Only binary search, will it work good?
Say if 1233346
will this not violate assumtion?
u have 7  elements means (n=7) here 1233346...and "3" is present only 3 times but in question it says that  it should be present more (n/2) times which is must be greater than 3.5..means at least 4 times it should present..according to me..
@Chhotu See first of all how to get the element that must have occurred more than n/2 times?
Tell me that.
Sol:: It takes O(lgn) time
Thanks for valuable reference and help. I was not thinking properly.
But sir we know that if a number has to present and occur more than n/2 it must have to present at middle position. And the given array is sorted so why we can't just directly go to the middle position and check for the number there and it's neighbor.
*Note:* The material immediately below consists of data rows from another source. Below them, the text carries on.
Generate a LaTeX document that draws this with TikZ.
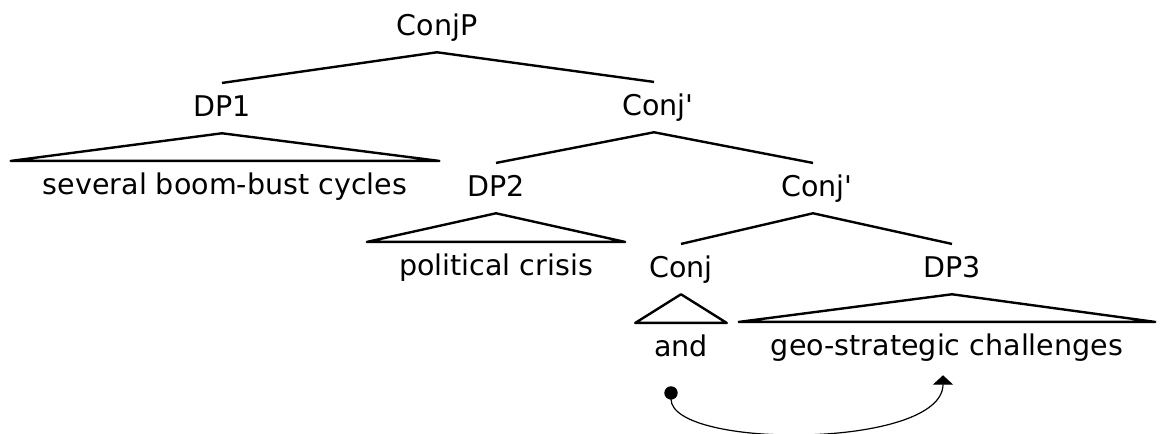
\documentclass[tikz,border=0pt]{standalone}
\usepackage{fontspec}
\setmainfont{DejaVu Sans}
\usetikzlibrary{arrows.meta}
\tikzset{
    cat/.style = {anchor = base, font = \fontsize{21.4}{25}\selectfont,
        text height = 15.6pt, text depth = 3.75pt, inner ysep = 9pt, inner xsep = 0pt},
    leaf/.style = {cat, inner xsep = 24pt},
    branch/.style = {line width = 1.8pt, line join = round},
    move/.style = {line width = 0.9pt, {Circle[length = 10pt]}-{Triangle[length = 7pt, width = 15pt]}}
}
\newcommand{\catbar}[1]{#1\rlap{\textquotesingle}}

\begin{document}
\begin{tikzpicture}[x = 0.75pt, y = -0.75pt]
        \useasboundingbox (0,0) rectangle (1162,433);
        \node[cat] (conjp) at (437,35) {ConjP};
        \node[cat] (dp1) at (222,116) {DP1};
        \node[cat] (cbar1) at (654,115) {\catbar{Conj}};
        \node[leaf] (l1) at (225,194) {several boom-bust cycles};
        \node[cat] (dp2) at (496,196) {DP2};
        \node[cat] (cbar2) at (813,196) {\catbar{Conj}};
        \node[leaf] (l2) at (496,275) {political crisis};
        \node[cat] (conj) at (681,277) {Conj};
        \node[cat] (dp3) at (952,277) {DP3};
        \node[leaf, inner xsep = 14pt] (l3) at (681,356) {and};
        \node[leaf] (l4) at (947,355) {geo-strategic challenges};
        % branches
        \draw[branch] (dp1.north) -- (conjp.south) -- (cbar1.north);
        \draw[branch] (dp2.north) -- (cbar1.south) -- (cbar2.north);
        \draw[branch] (conj.north) -- (cbar2.south) -- (dp3.north);
        % triangles
        \draw[branch] (dp1.south) -- (l1.north east) -- (l1.north west) -- cycle;
        \draw[branch] (dp2.south) -- (l2.north east) -- (l2.north west) -- cycle;
        \draw[branch] (conj.south) -- (l3.north east) -- (l3.north west) -- cycle;
        \draw[branch] (dp3.south) -- (l4.north east) -- (l4.north west) -- cycle;
        % movement
        \draw[move] ([shift = {(-10,13)}]l3.south) .. controls +(0,63) and +(0,74) .. ([shift = {(-4,3)}]l4.south);
\end{tikzpicture}
\end{document}
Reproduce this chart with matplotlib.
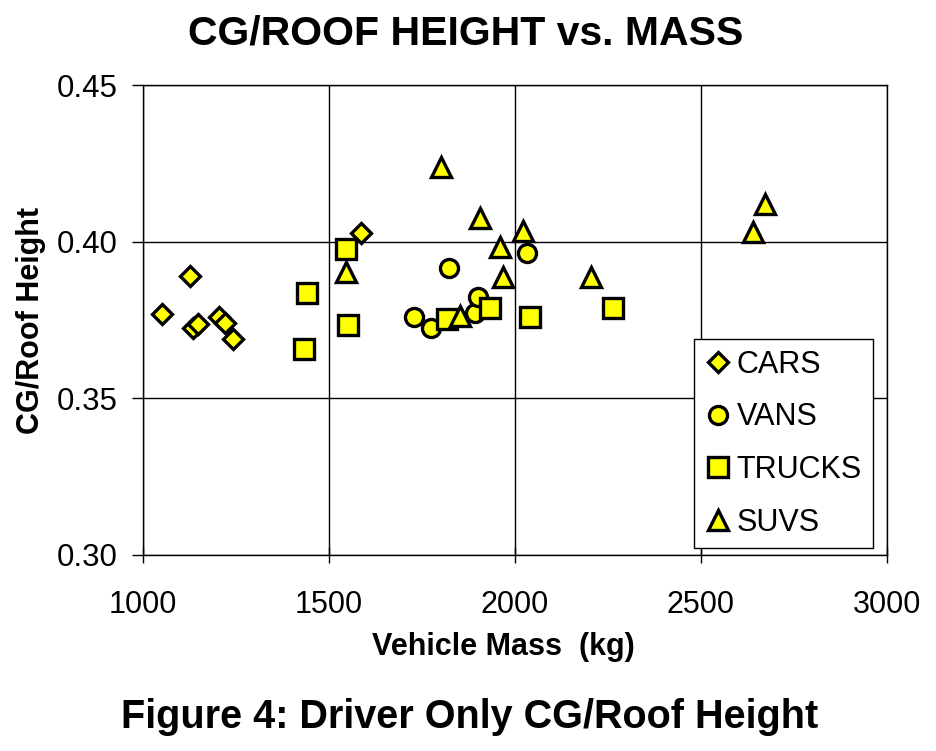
import matplotlib.pyplot as plt

plt.rcParams['font.family'] = ['Liberation Sans', 'DejaVu Sans']

# values
cars_mass = [1050, 1125, 1135, 1149, 1203, 1221, 1243, 1586]
cars_cg = [0.377, 0.389, 0.3724, 0.3736, 0.376, 0.3742, 0.3688, 0.4027]

vans_mass = [1728, 1773, 1822, 1892, 1901, 2031]
vans_cg = [0.376, 0.3724, 0.3917, 0.3773, 0.3822, 0.3963]

trucks_mass = [1432, 1441, 1547, 1550, 1816, 1932, 2040, 2264]
trucks_cg = [0.3657, 0.3835, 0.3976, 0.3734, 0.3752, 0.3787, 0.3759, 0.3787]

suvs_mass = [1546, 1802, 1851, 1907, 1959, 1968, 2022, 2205, 2641, 2672]
suvs_cg = [0.3904, 0.4239, 0.3763, 0.4075, 0.3982, 0.3888, 0.4035, 0.3888, 0.4032, 0.412]

fig = plt.figure(figsize=(9.36, 7.51), dpi=100)
ax = fig.add_axes([0.1528, 0.261, 0.7948, 0.6258])

yel = '#FFFF00'
kw = dict(linestyle='none', markerfacecolor=yel, markeredgecolor='black', markeredgewidth=2.4)
ax.plot(cars_mass, cars_cg, marker='D', markersize=10.5, label='CARS', **kw)
ax.plot(vans_mass, vans_cg, marker='o', markersize=13, label='VANS', **kw)
ax.plot(trucks_mass, trucks_cg, marker='s', markersize=14, label='TRUCKS', **kw)
ax.plot(suvs_mass, suvs_cg, marker='^', markersize=14, label='SUVS', **kw)

ax.set_xlim(1000, 3000)
ax.set_ylim(0.30, 0.45)
ax.set_xticks([1000, 1500, 2000, 2500, 3000])
ax.set_yticks([0.30, 0.35, 0.40, 0.45])
ax.set_yticklabels(['0.30', '0.35', '0.40', '0.45'])
ax.grid(True, color='black', linewidth=1)
ax.set_axisbelow(True)
for s in ax.spines.values():
    s.set_linewidth(1)
ax.tick_params(axis='x', direction='inout', length=11, width=1, labelsize=22, pad=20)
ax.tick_params(axis='y', direction='out', length=8, width=1, labelsize=22.5, pad=10)

ax.set_xlabel('Vehicle Mass  (kg)', fontsize=22, fontweight='bold', labelpad=8, x=0.484)
ax.set_ylabel('CG/Roof Height', fontsize=22, fontweight='bold', labelpad=8)

leg = ax.legend(loc='upper left', bbox_to_anchor=(0.7406, 0.4596), fontsize=22,
                frameon=True, fancybox=False, framealpha=1, edgecolor='black',
                handletextpad=0.15, handlelength=0.9, labelspacing=0.74,
                borderpad=0.35, borderaxespad=0)
leg.get_frame().set_linewidth(1)

fig.text(0.498, 0.956, 'CG/ROOF HEIGHT vs. MASS', fontsize=29.5, fontweight='bold',
         ha='center', va='center')
fig.text(0.502, 0.045, 'Figure 4: Driver Only CG/Roof Height', fontsize=28.5,
         fontweight='bold', ha='center', va='center')

fig.savefig('out.png', dpi=100)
In this way it should be O(1)

Let us take an ex -  1 1 2 2 3 3 3. So looking at 2 can we it is present n/2 times.  Look top comments you will get idea.

Chhotu  @Vs

Why are we searching for x in the middle position ?

As per question,If an integer appears more than n/2 times,so does this mean our function will take integer and check if it is occurring more than n/2. Or does this mean we need to check if there exists such integer?I interpreted as the former way but the answer assume as per later way.Please clear this

edited
here binary search will be apply on both side of the middle element to count the >=(n/2) occurence

so time will be = 0(1) + 2(logn)           {0(1) for finding middle element}

=0(1) + 0(logn)

=0(logn)
Question is about minimum number of comparisons right? so why are we not considering 1st element it self for getting best results....means by checking occurrences of 1st element it will take only O(1) time...so ans should be O(1) ....
this give O(n) not O(logn)
In question they haven't asked the count of the number...so i think answer is constamt time...
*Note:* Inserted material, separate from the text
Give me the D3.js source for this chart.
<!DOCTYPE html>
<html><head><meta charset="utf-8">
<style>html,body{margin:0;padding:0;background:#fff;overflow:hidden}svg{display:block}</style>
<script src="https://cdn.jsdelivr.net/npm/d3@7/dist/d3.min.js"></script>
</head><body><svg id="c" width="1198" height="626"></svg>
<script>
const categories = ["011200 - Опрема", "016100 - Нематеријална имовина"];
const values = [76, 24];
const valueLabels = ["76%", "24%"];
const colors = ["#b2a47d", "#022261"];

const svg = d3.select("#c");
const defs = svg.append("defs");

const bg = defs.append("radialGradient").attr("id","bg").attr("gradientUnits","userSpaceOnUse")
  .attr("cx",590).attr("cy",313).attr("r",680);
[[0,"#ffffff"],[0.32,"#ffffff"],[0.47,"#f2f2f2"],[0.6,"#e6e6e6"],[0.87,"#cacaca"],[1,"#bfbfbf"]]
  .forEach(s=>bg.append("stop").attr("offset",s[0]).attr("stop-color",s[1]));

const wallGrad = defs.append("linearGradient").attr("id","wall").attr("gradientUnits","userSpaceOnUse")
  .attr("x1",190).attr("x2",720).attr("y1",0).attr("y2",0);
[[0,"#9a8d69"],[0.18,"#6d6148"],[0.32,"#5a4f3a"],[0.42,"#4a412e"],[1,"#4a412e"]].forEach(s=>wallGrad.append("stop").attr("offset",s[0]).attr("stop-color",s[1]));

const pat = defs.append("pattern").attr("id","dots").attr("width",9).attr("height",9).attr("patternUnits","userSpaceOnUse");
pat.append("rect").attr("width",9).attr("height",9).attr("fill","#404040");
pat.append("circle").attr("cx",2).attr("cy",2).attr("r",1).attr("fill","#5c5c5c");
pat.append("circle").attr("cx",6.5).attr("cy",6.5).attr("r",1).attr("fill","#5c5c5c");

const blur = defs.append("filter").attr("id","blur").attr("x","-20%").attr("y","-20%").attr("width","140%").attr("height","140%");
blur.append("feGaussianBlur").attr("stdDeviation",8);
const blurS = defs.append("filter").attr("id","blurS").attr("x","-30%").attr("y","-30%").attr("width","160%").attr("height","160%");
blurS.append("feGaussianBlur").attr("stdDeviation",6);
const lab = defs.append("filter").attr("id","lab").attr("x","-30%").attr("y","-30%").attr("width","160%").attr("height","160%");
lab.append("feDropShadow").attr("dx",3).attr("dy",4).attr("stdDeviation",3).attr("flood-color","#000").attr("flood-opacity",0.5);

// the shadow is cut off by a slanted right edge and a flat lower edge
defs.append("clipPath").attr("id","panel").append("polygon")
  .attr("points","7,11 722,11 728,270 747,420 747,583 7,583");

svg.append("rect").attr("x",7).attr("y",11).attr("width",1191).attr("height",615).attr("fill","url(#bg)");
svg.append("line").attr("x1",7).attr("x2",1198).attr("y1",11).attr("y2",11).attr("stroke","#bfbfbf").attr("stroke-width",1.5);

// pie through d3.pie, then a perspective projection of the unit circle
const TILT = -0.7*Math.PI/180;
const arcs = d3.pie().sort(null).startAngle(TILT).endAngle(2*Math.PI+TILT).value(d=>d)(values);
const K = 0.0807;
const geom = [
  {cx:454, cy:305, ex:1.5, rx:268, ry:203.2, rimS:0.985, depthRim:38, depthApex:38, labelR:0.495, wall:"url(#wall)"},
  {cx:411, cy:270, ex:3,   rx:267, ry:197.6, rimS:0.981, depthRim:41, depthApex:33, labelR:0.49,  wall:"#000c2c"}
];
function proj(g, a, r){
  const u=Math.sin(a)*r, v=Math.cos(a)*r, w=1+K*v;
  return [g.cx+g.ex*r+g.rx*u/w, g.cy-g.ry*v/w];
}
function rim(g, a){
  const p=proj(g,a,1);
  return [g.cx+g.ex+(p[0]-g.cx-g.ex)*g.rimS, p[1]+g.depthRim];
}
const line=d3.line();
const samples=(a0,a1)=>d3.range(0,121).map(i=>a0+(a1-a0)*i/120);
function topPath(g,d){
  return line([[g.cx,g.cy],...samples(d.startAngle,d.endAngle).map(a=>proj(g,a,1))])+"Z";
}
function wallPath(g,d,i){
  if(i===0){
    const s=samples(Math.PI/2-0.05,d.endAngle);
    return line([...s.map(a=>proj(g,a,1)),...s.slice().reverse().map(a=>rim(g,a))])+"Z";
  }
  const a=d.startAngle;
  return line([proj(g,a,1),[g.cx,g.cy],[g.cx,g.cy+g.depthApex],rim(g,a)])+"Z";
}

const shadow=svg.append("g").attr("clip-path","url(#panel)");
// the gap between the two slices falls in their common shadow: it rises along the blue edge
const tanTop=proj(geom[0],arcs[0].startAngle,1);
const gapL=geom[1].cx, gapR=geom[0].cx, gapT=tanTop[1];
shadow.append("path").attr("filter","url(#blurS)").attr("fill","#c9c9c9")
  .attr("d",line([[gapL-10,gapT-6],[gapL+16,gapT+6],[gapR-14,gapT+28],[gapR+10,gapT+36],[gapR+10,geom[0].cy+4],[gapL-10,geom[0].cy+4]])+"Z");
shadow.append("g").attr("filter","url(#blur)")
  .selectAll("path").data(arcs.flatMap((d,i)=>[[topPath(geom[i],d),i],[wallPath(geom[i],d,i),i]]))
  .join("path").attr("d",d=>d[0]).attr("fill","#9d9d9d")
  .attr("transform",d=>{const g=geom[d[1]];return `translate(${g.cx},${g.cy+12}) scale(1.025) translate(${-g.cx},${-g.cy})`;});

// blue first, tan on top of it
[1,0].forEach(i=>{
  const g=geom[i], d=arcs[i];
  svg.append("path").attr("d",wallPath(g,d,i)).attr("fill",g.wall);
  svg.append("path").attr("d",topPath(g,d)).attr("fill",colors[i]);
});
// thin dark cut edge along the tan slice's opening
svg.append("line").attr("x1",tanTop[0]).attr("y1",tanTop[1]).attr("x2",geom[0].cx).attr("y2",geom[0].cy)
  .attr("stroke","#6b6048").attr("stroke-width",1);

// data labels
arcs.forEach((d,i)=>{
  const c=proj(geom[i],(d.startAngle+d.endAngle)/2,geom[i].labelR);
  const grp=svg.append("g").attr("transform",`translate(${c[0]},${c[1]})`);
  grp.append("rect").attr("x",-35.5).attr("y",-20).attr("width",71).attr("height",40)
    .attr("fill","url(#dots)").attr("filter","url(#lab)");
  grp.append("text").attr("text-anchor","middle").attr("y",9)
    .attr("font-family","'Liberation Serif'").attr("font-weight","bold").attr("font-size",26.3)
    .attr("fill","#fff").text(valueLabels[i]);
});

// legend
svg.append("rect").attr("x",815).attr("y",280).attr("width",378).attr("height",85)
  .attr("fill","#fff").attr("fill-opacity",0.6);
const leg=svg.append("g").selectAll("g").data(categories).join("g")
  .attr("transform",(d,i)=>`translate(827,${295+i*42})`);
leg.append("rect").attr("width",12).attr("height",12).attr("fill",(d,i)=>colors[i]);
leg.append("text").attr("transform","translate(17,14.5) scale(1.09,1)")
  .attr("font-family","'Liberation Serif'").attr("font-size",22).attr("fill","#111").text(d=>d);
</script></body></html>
What is the meaning of option (c) log* n ?

Sir doesn't minimum number of comparisons mean that we have to consider the best case.In best case  we have to check the middle element,both the first and last element.Suppose  the element is present in last index then we simply need to check the element before the middle element to see if the element is occurring more than n/2 or not.So the best case number of comparisons should be constant.so,omega(1).correct me if I am wrong.

@ sir,
I think Divide and Conquer would take O(n). and not O(logn). see by Masters theo.

@shubham0109

It's iterated logarithm.

Also present in Cormen.

@Sachin Mittal 1 sir,

else if (A[(i+j)/2] = A[mid])
return(1+Count_occurrance(i, k)+Count_occurrance(k+1,j))    //here k is (i+j)/2
else
return(Count_occurrance(i, k)+Count_occurrance(k+1,j))
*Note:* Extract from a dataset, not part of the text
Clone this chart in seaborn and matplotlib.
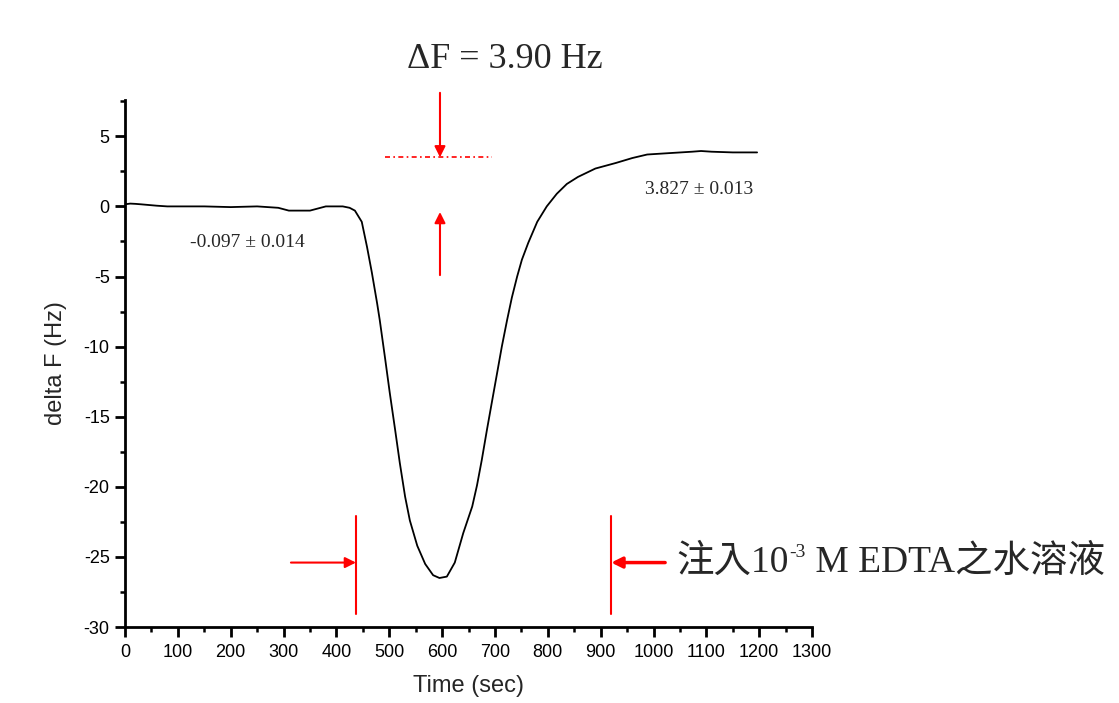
import matplotlib
matplotlib.use("Agg")
import matplotlib.pyplot as plt
from matplotlib.ticker import MultipleLocator
import seaborn as sns
import pandas as pd

# ---- data ----
time_sec = [0, 10, 20, 30, 45, 60, 80, 100, 150, 200, 250, 270, 290, 310, 330, 350,
            380, 400, 412, 425, 435, 448, 458, 467, 477, 482, 492, 501, 511, 520, 530,
            539, 553, 568, 583, 595, 609, 624, 640, 657, 666, 675, 685, 694, 704, 713,
            723, 732, 742, 751, 763, 780, 798, 817, 836, 857, 890, 929, 960, 988, 1030,
            1073, 1090, 1110, 1150, 1196]
delta_f = [0.15, 0.2, 0.18, 0.15, 0.1, 0.05, 0.0, 0.0, 0.0, -0.05, 0.0, -0.05, -0.1,
           -0.3, -0.3, -0.3, 0.0, 0.0, 0.0, -0.1, -0.3, -1.1, -2.9, -4.7, -6.9, -8.1,
           -10.8, -13.3, -15.9, -18.3, -20.7, -22.4, -24.2, -25.5, -26.3, -26.5, -26.4,
           -25.4, -23.3, -21.4, -19.9, -18.1, -15.9, -14.0, -11.9, -10.0, -8.1, -6.5,
           -5.0, -3.8, -2.6, -1.1, 0.0, 0.9, 1.6, 2.1, 2.7, 3.1, 3.45, 3.7, 3.8, 3.9,
           3.95, 3.9, 3.85, 3.85]

xtick_vals = list(range(0, 1301, 100))
ytick_vals = [5, 0, -5, -10, -15, -20, -25, -30]

title_text = "\u0394F = 3.90 Hz"
before_label = "-0.097 \u00b1 0.014"
after_label = "3.827 \u00b1 0.013"
inject_text_a = "注入10"
inject_text_sup = "-3"
inject_text_b = " M EDTA之水溶液"

# annotation anchors (data units)
level_line_t = [492, 694]
level_line_v = 3.5
df_arrow_t = 596
down_arrow = (8.1, 3.5)
up_arrow = (-4.9, -0.4)
inject_marks_t = [437, 920]
inject_mark_v = (-22.1, -29.1)
inject_arrow_v = -25.4
left_arrow_start_t = 314
right_arrow_start_t = 1022

# ---- figure ----
sns.set_theme(style="ticks")
plt.rcParams["font.family"] = ["Liberation Sans", "DejaVu Sans"]
plt.rcParams["axes.unicode_minus"] = False

fig = plt.figure(figsize=(11.19, 7.03), dpi=100)
ax = fig.add_axes([0.1117, 0.108, 0.6140, 0.750])

df = pd.DataFrame({"Time (sec)": time_sec, "delta F (Hz)": delta_f})
sns.lineplot(data=df, x="Time (sec)", y="delta F (Hz)", ax=ax, color="black",
             lw=1.3, estimator=None, sort=False)

ax.set_xlim(0, 1300)
ax.set_ylim(-30, 7.6)
ax.set_xticks(xtick_vals)
ax.set_yticks(ytick_vals)
ax.xaxis.set_minor_locator(MultipleLocator(50))
ax.yaxis.set_minor_locator(MultipleLocator(2.5))
ax.tick_params(axis="both", which="major", direction="out", length=7, width=2,
               labelsize=13, color="black", labelcolor="black")
ax.tick_params(axis="both", which="minor", direction="out", length=3.5, width=1.8,
               color="black")
ax.tick_params(axis="y", pad=4)
ax.tick_params(axis="x", pad=5)
for s in ["left", "bottom"]:
    ax.spines[s].set_linewidth(2)
    ax.spines[s].set_color("black")
for s in ["top", "right"]:
    ax.spines[s].set_visible(False)
ax.set_xlabel("Time (sec)", fontsize=17, labelpad=10)
ax.set_ylabel("delta F (Hz)", fontsize=17, labelpad=12)

red = "#ff0000"
serif = ["Liberation Serif", "DejaVu Serif"]
cjk = ["Liberation Serif", "Noto Sans CJK TC", "DejaVu Sans"]

# dotted level line
ax.plot(level_line_t, [level_line_v, level_line_v], color=red, lw=1.2,
        linestyle=(0, (3, 2, 1, 2)))
arrow_kw = dict(arrowstyle="-|>", color=red, lw=1.5, mutation_scale=16,
                shrinkA=0, shrinkB=0)
ax.annotate("", xy=(df_arrow_t, down_arrow[1]), xytext=(df_arrow_t, down_arrow[0]),
            arrowprops=arrow_kw, annotation_clip=False)
ax.annotate("", xy=(df_arrow_t, up_arrow[1]), xytext=(df_arrow_t, up_arrow[0]),
            arrowprops=arrow_kw, annotation_clip=False)

# injection markers
for t in inject_marks_t:
    ax.plot([t, t], list(inject_mark_v), color=red, lw=1.5)
ax.annotate("", xy=(inject_marks_t[0], inject_arrow_v),
            xytext=(left_arrow_start_t, inject_arrow_v), arrowprops=arrow_kw)
ax.annotate("", xy=(inject_marks_t[1], inject_arrow_v),
            xytext=(right_arrow_start_t, inject_arrow_v),
            arrowprops=dict(arrow_kw, lw=2.5))

# texts
ax.text(719, 10.5, title_text, fontsize=26, family=serif, ha="center", va="center",
        clip_on=False)
ax.text(123, -2.6, before_label, fontsize=14, family=serif, ha="left", va="center")
ax.text(984, 1.2, after_label, fontsize=14, family=serif, ha="left", va="center")

t1 = ax.text(1044, inject_arrow_v, inject_text_a, fontsize=27, family=cjk,
             ha="left", va="center", clip_on=False)
t2 = ax.annotate(inject_text_sup, xy=(1.0, 0.55), xycoords=t1, fontsize=14,
                 family=cjk, ha="left", va="bottom", annotation_clip=False)
ax.annotate(inject_text_b, xy=(1.0, 0.0), xycoords=(t2, t1), fontsize=27,
            family=cjk, ha="left", va="bottom", annotation_clip=False)

fig.savefig("out.png", dpi=100, facecolor="white")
here in else we can simply return 0 because if that element is not present in the mid position then it is obviously not having more than n/2 occurrance’s .

The starting position of required element can be anywhere between

1 to n/2-1(inclusive).

We have to search that elements starting index to do that Modified Binary Search.

Step1--ELE=A[n/2]

Step2:--Search for starting index of ELE with in range of 1 to n/2-1 which is sorted array. O(logn) time cost of modified binary search.

Now after find such index say i Now see if A[i] ==A[ i+ n/2 ] then it is the majority Ele (Cz Sorted array) else no majority Ele present. Above done in O(1).

So overall time complexity O(logn)+O(1)=O(logn)

Hence Option B is Ans.

Why are we determining position of x.?Isn't x input to the algorithm?
very thorough and easily interpreted....nice one

To check whether a given number is repeated n/2 times in the array can be done in O(log n) time.

Algo

1. find the first occurrence (index i) of x(given number) in the array which can be done in O(log n) time (a variant of binary search).

2. check if A[i] == A[n/2+i]

return true

3. else return false

its An integer not The integer, so we should determine first what is the Integer $x$
edited
thanks

Fool proof way to find is, to perform 2 binary searches, one for n-1 and other for n+1.

Even if n-1 and n+1 are not present, we can modify BST to return the index where min,max are equal.

Then check the difference between two resuls, if greater than n/2.

Hence 2logn comparisons required and answer is B.

### 1 comment

But what if the element (x-1) and (x+1) are also present multiple times/ O(n) times?